When I pressed play on Ignorance on release day, I was struck by one of those rare moments of exhilaration and excitement on behalf of the artist I was listening to. Opening song, ‘The Robber’, told me all I needed to know. I’ve been a fan of The Weather Station (Tamara Lindeman) for a while now, and particularly enjoyed the folky freedom of her 2017 self-titled album, but I never would have anticipated that Tamara and her band would produce an album that was likely to make any big waves in the mainstream. They were too niche for that. The first hints that I might have been wrong came with the early reviews of Ignorance, the sudden presence of Lindeman in publications that might have steered clear of her for any of her four previous LPs. The opening thirty seconds of ‘The Robber’ was enough to tell me that I had been right to pick up on those hints and that, on Ignorance, I should expect one of the most impressive evolutions of an artist that I can remember.

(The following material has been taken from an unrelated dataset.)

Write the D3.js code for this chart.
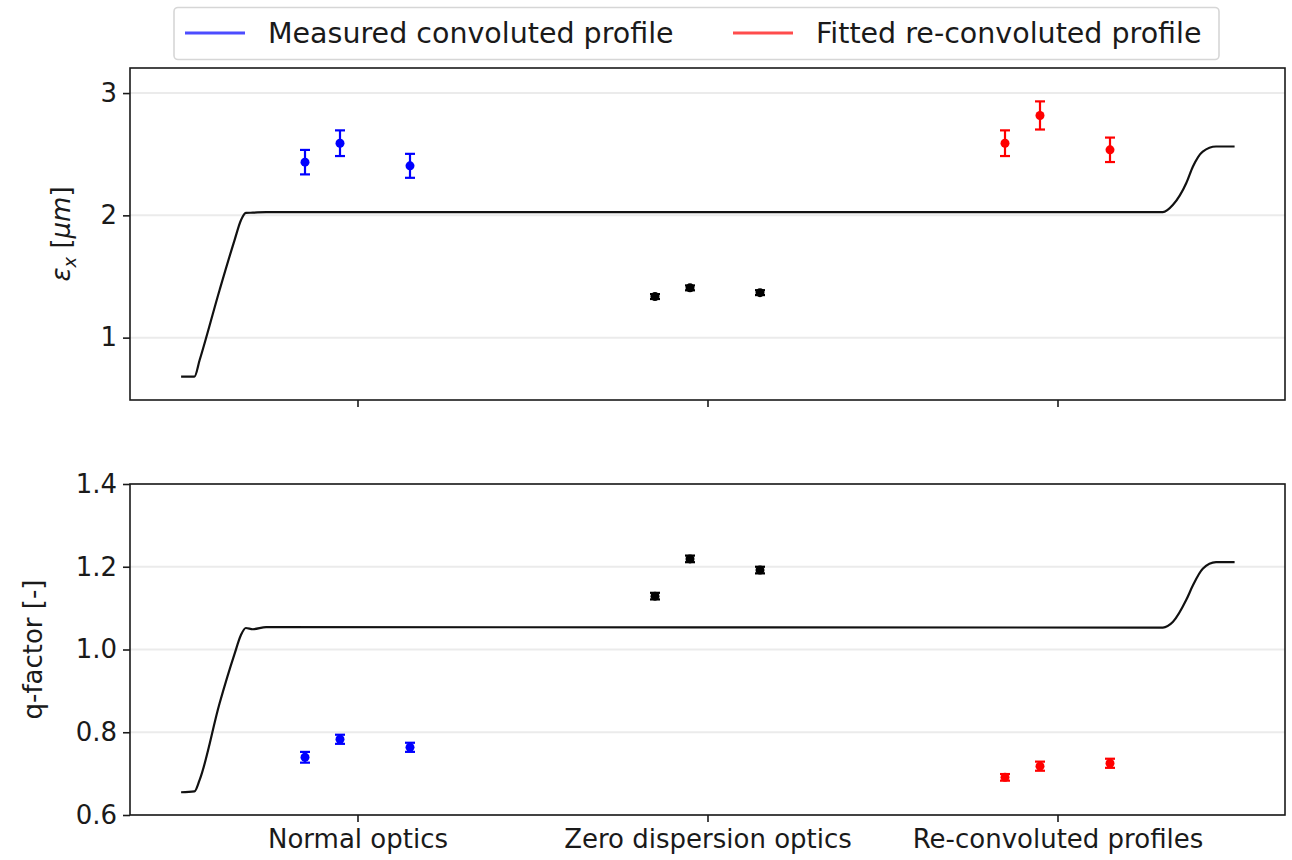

By the end of the song, I was almost lost for words. The skittery, almost jazzy, instrumentation whirled and swirled as Lindeman continued to deliver her words in a breathy and hushed tone, spilling out a fascinating allegory for the trappings of capitalism, adding layers to her sound with the addition of full and multi-faceted band. This is the best song of 2021 so far.
And even if that was to be the only highlight on show here, I would have been a very happy man. But it isn’t. It’s kind of hard to understand what happened for Lindeman between The Weather Station and Ignorance, but this is an album that shows an artist reaching the peak of her powers in absolutely every area. She has always been a stunning vocalist, but never before has she had such measure and control in her delivery. Her lyrics have always shone – but this is the first time she has told such relentlessly affecting stories, punching the listener in the gut again and again and again. Each album has been good with a few great songs, but Ignorance comes on leaps and bounds in terms of consistency and cohesiveness. There are no dips. And while Lindeman has always had a lot to say about the world, never before has she been so political and powerful at the same time as offering such a unique and intriguing way of looking at the mess we see before us.
I’ve said enough about ‘The Robber’, but have to once again point out the amazing way she tackles the subject of capitalism here. Most interesting of all, though, is the way in which Lindeman looks at the climate crisis across the album. We know this is a subject that is dear to her heart. But while she repeatedly hints at the damage we are doing to the planet (that album title, anyone?), the most captivating technique she uses is to encourage us to do what she’s been doing and look around at what we stand to lose. The way she opens ‘Atlantic’ with the lines ‘Oh my God, I thought, what a sunset’ before encouraging us to ‘lie back in the grass’ and ‘get all this dying off my mind…know better than to read the headlines.’ Or how, in ‘Parking Lot’ she writes a whole song about seeing a bird in a parking lot before playing a gig, and how watching that bird made her feel like she had no right to go and play a show and demand so much attention when there is so much beauty outside.
It’s a fascinating and valuable way of looking at things, but that doesn’t mean that she doesn’t sometimes admit to the powerlessness that she feels in the face of climate change. At the end of ‘Parking Lot’ she repeatedly tells us how it ‘kills’ her when she thinks about it, and in ‘Tried To Tell You’ (the year’s second best song so far) she tells us that ‘I feel as useless/as a tree in a city park/standing as a symbol/of what we have blown apart.’ Even when her songs aren’t directly about the state of play today, she litters her tales with nods to the natural world.
So these are undoubtedly weighty subjects. But the other spectacular thing about Ignorance is how lush and joyful it sounds, how loose and free. Without the words it would sound like an album written by someone without a care in the world. That is a testament to the songwriting of Lindeman on this record, as well as indication of how well she has been supported by her band to develop this new sound. I started this review by saying that I never thought The Weather Station would create a mainstream album – now, I’ll be shocked if Ignorance doesn’t win the biggest prizes, come near the top of a lot of Best of 2021 lists, and earn its band a whole host of new fans. It’s so good that I haven’t had space in this review to mention even half of its best moments.